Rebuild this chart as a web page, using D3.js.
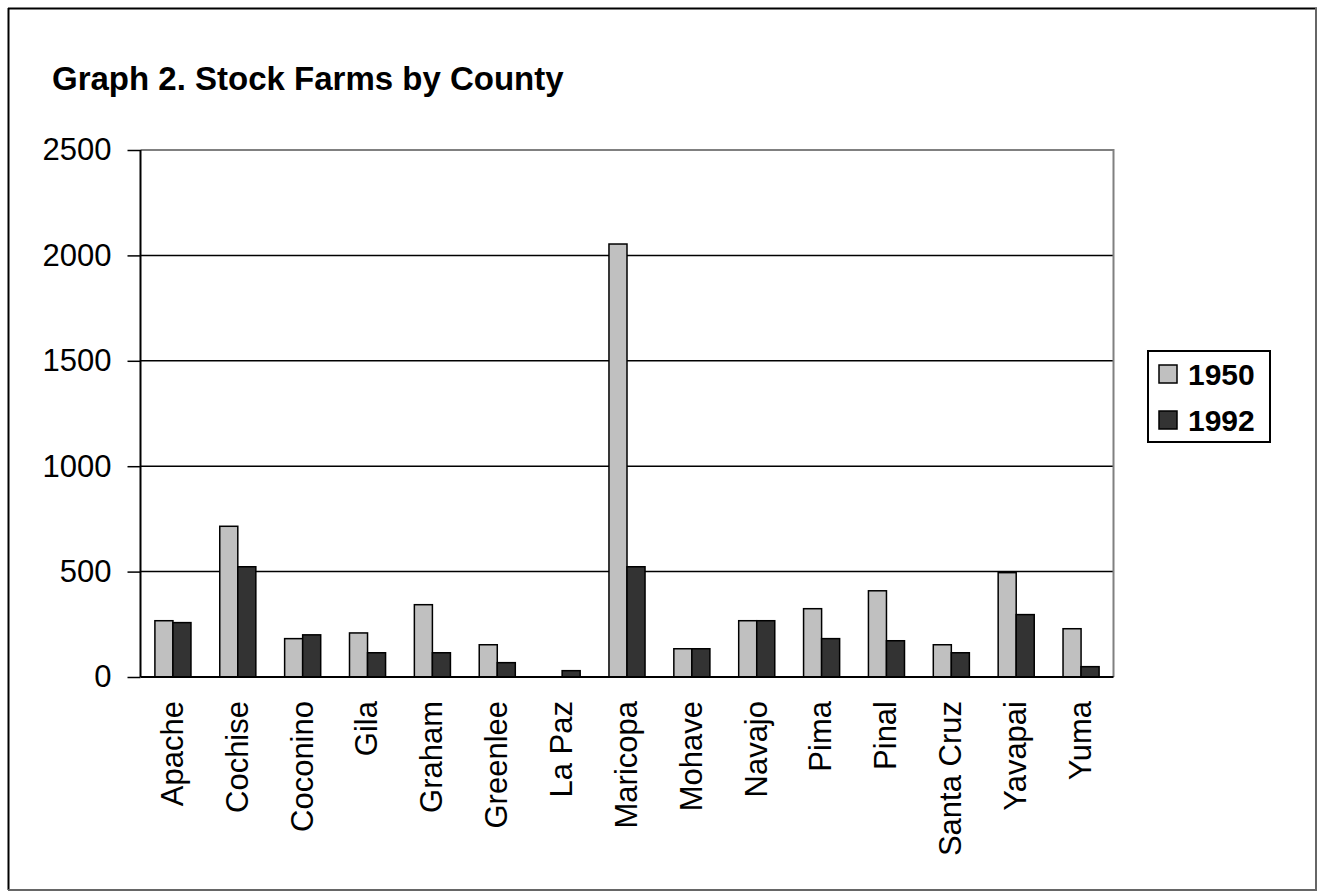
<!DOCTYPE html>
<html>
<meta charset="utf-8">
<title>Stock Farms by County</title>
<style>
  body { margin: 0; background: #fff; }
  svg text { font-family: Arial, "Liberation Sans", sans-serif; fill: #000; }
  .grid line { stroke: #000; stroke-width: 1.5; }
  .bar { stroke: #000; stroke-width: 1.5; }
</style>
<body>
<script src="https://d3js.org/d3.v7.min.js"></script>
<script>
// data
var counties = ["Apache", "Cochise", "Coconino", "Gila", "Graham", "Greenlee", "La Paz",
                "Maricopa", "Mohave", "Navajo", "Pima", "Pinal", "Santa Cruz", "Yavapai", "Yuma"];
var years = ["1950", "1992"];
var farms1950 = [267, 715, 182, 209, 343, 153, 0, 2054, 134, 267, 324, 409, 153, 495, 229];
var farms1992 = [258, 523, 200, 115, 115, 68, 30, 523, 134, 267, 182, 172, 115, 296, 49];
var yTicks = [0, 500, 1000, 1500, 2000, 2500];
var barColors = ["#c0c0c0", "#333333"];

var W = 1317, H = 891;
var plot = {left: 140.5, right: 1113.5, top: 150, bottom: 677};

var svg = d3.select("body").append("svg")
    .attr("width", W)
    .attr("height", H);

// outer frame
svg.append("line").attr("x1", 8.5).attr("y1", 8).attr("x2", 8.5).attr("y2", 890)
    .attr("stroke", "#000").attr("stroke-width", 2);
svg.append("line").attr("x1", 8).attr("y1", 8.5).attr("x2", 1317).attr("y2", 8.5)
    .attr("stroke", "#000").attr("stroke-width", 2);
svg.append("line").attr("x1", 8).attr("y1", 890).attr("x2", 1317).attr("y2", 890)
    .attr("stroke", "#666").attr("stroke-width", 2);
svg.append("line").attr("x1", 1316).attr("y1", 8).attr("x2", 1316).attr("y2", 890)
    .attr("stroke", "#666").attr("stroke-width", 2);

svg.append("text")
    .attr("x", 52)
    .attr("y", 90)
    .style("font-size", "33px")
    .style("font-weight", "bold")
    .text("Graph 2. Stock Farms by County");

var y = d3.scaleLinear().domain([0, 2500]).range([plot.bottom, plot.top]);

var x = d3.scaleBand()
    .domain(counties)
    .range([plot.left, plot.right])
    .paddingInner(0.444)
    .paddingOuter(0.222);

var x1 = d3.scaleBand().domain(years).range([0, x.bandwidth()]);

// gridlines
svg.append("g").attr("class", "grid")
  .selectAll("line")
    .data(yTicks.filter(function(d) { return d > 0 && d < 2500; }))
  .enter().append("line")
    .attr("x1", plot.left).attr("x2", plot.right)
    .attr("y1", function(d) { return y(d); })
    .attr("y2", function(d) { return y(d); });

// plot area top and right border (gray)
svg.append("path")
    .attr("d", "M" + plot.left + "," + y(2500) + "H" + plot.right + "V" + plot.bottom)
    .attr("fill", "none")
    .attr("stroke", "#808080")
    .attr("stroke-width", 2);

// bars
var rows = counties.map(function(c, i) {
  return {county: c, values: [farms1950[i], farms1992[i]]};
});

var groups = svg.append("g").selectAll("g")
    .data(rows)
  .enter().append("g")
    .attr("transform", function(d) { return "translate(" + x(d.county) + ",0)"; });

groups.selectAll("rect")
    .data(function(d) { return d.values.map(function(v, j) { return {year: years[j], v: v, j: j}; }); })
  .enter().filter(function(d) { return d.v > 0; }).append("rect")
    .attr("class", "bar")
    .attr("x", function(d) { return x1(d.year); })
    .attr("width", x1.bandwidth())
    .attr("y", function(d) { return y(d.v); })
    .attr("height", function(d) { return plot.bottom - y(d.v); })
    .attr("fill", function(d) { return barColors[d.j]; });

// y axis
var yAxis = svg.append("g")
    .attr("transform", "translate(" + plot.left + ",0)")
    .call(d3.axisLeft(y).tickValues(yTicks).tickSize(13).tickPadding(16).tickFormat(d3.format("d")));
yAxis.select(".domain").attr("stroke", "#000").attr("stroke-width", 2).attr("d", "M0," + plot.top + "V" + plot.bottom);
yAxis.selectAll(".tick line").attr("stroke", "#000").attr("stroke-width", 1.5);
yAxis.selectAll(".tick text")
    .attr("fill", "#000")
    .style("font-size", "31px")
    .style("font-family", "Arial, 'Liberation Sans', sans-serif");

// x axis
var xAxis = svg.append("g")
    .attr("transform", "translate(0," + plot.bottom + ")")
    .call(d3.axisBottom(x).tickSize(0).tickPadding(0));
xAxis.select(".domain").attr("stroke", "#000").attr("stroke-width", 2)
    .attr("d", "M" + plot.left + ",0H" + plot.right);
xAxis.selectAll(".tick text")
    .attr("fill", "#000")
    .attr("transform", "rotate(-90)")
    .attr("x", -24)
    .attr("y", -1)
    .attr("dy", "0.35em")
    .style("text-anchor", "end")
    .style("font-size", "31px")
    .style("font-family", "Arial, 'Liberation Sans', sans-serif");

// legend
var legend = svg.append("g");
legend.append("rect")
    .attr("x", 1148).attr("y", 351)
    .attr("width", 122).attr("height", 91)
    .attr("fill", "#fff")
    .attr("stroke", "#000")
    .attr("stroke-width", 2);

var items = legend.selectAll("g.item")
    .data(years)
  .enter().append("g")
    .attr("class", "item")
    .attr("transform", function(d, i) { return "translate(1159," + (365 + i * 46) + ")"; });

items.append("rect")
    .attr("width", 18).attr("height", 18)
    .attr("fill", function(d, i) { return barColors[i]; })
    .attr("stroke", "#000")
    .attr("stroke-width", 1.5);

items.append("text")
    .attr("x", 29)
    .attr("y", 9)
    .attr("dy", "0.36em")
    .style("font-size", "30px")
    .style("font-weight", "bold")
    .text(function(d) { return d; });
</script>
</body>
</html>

====================

● **EXERCISE DIRECTIONS**:
Repeat, with no pictures, each line from the beginning of the data through the line containing "var x1 = d3.scaleBand().domain(years).range([0, x.bandwidth()]);", inclusive.

● **WRITTEN REPLY**:
Rebuild this chart as a web page, using D3.js.
<!DOCTYPE html>
<html>
<meta charset="utf-8">
<title>Stock Farms by County</title>
<style>
  body { margin: 0; background: #fff; }
  svg text { font-family: Arial, "Liberation Sans", sans-serif; fill: #000; }
  .grid line { stroke: #000; stroke-width: 1.5; }
  .bar { stroke: #000; stroke-width: 1.5; }
</style>
<body>
<script src="https://d3js.org/d3.v7.min.js"></script>
<script>
// data
var counties = ["Apache", "Cochise", "Coconino", "Gila", "Graham", "Greenlee", "La Paz",
                "Maricopa", "Mohave", "Navajo", "Pima", "Pinal", "Santa Cruz", "Yavapai", "Yuma"];
var years = ["1950", "1992"];
var farms1950 = [267, 715, 182, 209, 343, 153, 0, 2054, 134, 267, 324, 409, 153, 495, 229];
var farms1992 = [258, 523, 200, 115, 115, 68, 30, 523, 134, 267, 182, 172, 115, 296, 49];
var yTicks = [0, 500, 1000, 1500, 2000, 2500];
var barColors = ["#c0c0c0", "#333333"];

var W = 1317, H = 891;
var plot = {left: 140.5, right: 1113.5, top: 150, bottom: 677};

var svg = d3.select("body").append("svg")
    .attr("width", W)
    .attr("height", H);

// outer frame
svg.append("line").attr("x1", 8.5).attr("y1", 8).attr("x2", 8.5).attr("y2", 890)
    .attr("stroke", "#000").attr("stroke-width", 2);
svg.append("line").attr("x1", 8).attr("y1", 8.5).attr("x2", 1317).attr("y2", 8.5)
    .attr("stroke", "#000").attr("stroke-width", 2);
svg.append("line").attr("x1", 8).attr("y1", 890).attr("x2", 1317).attr("y2", 890)
    .attr("stroke", "#666").attr("stroke-width", 2);
svg.append("line").attr("x1", 1316).attr("y1", 8).attr("x2", 1316).attr("y2", 890)
    .attr("stroke", "#666").attr("stroke-width", 2);

svg.append("text")
    .attr("x", 52)
    .attr("y", 90)
    .style("font-size", "33px")
    .style("font-weight", "bold")
    .text("Graph 2. Stock Farms by County");

var y = d3.scaleLinear().domain([0, 2500]).range([plot.bottom, plot.top]);

var x = d3.scaleBand()
    .domain(counties)
    .range([plot.left, plot.right])
    .paddingInner(0.444)
    .paddingOuter(0.222);

var x1 = d3.scaleBand().domain(years).range([0, x.bandwidth()]);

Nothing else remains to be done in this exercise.